Collected material ::
"""

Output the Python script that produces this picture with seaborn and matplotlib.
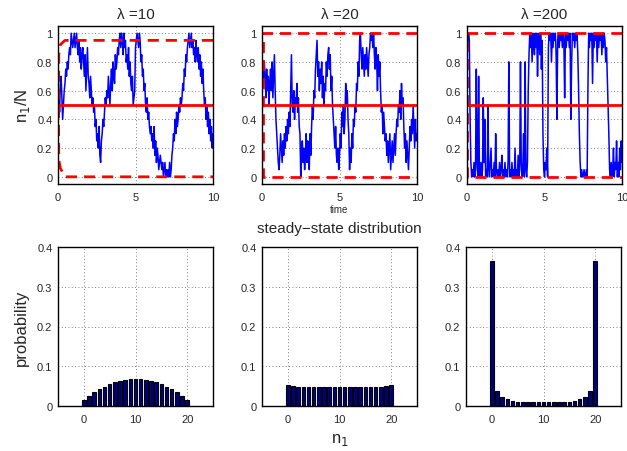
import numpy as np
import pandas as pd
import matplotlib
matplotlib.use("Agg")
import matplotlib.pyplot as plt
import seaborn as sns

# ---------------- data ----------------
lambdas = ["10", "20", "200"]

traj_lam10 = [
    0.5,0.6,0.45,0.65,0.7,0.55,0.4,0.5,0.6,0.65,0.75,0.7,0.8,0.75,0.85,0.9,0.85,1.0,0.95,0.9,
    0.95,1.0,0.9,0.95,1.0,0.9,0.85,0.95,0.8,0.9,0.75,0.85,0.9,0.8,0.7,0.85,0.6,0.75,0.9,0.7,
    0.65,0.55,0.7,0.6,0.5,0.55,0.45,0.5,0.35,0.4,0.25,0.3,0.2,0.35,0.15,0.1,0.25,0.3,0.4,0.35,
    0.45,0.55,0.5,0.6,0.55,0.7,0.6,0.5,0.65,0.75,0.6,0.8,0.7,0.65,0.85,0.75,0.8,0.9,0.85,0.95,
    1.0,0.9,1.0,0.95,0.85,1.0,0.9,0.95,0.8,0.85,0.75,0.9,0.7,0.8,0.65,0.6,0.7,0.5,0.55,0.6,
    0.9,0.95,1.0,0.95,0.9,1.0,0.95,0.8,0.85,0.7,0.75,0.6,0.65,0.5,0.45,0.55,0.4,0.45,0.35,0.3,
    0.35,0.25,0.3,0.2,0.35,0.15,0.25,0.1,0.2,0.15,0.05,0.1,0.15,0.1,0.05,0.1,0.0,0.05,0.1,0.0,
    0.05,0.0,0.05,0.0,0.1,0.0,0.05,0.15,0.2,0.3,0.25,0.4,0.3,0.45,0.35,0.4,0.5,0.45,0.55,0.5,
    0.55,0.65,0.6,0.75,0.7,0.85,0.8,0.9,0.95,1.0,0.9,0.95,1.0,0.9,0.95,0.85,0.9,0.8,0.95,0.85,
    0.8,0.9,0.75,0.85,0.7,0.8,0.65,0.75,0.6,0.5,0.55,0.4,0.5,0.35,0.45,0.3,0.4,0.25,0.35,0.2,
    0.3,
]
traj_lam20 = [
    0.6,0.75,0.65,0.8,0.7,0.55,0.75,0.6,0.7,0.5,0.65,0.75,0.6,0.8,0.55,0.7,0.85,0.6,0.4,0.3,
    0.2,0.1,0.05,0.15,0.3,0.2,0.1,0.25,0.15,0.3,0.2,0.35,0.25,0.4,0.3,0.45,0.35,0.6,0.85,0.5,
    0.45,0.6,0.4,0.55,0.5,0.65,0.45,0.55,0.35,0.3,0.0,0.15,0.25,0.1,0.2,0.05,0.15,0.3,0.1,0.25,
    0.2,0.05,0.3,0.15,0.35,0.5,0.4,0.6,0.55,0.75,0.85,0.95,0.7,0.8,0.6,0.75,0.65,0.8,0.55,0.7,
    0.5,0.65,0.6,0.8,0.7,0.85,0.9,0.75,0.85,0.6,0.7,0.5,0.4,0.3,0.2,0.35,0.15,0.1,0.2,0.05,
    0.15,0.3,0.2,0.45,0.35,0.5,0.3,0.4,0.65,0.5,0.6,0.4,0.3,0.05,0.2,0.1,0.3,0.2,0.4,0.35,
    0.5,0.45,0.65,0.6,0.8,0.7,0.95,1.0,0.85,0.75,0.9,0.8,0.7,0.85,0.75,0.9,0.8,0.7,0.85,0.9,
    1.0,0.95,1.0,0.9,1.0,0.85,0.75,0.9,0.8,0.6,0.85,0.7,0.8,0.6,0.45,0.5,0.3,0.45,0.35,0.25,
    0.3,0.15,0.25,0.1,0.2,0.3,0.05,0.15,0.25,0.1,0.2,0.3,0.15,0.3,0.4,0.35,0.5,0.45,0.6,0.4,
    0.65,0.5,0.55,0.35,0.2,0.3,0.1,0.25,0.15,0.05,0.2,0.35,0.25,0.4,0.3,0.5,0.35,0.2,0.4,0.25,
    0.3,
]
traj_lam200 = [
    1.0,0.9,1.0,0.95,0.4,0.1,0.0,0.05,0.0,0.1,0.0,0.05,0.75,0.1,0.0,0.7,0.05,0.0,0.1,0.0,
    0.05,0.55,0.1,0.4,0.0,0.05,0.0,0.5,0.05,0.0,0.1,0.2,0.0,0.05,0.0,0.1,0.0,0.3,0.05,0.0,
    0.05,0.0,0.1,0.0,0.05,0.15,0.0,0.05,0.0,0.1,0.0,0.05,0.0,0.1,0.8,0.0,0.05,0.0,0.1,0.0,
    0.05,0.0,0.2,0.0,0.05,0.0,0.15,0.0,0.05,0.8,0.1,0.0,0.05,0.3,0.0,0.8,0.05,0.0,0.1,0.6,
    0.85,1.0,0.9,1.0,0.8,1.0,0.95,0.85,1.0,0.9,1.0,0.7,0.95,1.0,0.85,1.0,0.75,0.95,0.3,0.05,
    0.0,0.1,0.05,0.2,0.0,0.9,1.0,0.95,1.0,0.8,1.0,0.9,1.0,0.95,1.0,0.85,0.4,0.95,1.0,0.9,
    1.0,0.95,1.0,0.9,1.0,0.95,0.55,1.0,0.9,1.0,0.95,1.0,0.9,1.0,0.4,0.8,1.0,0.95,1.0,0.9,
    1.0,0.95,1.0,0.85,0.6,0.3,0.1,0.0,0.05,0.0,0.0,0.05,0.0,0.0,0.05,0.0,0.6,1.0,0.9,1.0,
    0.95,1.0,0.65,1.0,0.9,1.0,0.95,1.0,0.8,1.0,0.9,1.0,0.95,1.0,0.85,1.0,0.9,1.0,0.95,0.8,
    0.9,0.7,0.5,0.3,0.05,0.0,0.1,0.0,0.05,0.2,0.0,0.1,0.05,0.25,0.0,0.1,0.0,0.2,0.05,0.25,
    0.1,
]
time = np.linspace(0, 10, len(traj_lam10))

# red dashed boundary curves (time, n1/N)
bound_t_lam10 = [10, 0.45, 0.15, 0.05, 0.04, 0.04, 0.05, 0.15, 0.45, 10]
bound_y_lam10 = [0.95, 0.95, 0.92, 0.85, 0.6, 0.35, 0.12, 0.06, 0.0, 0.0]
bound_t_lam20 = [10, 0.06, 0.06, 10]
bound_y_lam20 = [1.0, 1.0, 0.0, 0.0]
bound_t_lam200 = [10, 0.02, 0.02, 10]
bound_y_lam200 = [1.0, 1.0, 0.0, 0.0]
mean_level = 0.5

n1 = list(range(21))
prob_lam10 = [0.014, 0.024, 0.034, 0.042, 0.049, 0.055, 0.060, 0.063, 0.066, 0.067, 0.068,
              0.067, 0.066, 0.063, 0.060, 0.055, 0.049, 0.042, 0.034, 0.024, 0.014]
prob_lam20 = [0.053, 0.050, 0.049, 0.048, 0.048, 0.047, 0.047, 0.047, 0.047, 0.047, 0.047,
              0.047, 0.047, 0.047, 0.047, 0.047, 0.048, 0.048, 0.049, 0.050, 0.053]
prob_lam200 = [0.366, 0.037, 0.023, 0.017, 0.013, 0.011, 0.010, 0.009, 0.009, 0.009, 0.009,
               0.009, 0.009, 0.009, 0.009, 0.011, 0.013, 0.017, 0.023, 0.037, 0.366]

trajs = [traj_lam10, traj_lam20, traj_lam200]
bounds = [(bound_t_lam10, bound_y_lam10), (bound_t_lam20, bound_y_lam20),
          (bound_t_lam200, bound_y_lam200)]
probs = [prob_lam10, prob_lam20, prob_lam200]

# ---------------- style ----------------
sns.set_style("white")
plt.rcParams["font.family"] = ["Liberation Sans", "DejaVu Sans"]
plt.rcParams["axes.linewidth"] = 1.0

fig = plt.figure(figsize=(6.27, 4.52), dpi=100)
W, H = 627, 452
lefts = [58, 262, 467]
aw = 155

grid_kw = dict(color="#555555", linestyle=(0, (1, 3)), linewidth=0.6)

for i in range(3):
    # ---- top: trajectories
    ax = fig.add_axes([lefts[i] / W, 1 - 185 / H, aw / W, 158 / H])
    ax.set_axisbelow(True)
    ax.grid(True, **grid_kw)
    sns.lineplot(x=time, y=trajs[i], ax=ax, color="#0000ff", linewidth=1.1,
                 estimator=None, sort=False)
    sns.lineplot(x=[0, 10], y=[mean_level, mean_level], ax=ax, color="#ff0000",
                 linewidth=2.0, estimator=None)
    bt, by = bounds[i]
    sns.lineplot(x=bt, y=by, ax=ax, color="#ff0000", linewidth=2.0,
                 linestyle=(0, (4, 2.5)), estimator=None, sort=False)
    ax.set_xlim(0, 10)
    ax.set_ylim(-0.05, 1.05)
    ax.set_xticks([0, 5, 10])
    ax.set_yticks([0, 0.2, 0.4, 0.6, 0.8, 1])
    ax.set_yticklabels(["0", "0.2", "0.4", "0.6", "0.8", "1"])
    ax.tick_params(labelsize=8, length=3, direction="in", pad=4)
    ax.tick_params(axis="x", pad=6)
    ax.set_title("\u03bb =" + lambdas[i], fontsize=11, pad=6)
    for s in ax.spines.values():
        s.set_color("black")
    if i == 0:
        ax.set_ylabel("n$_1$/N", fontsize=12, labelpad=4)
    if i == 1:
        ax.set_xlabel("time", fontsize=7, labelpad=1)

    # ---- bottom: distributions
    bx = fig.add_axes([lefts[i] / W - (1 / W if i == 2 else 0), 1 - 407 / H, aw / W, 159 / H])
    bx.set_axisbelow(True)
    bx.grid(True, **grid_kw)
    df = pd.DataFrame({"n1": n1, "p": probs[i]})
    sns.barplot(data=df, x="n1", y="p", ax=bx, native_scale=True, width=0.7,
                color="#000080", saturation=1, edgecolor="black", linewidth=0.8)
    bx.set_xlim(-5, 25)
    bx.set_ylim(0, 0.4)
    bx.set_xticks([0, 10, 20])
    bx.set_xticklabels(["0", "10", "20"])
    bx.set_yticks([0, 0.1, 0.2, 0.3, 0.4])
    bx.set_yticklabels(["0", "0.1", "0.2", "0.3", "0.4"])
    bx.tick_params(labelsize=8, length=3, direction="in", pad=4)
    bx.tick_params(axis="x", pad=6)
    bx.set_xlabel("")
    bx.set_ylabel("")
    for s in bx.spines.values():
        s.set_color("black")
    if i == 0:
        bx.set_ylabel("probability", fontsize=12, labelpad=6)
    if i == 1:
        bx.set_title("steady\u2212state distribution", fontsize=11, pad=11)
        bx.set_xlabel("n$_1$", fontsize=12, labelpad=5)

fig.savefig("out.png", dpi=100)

"""

Repeat the lines of the listing above verbatim, beginning at its first line and ending at the line containing "import seaborn as sns", which is included. Omit pictures.

Exercise output ::
Output the Python script that produces this picture with seaborn and matplotlib.
import numpy as np
import pandas as pd
import matplotlib
matplotlib.use("Agg")
import matplotlib.pyplot as plt
import seaborn as sns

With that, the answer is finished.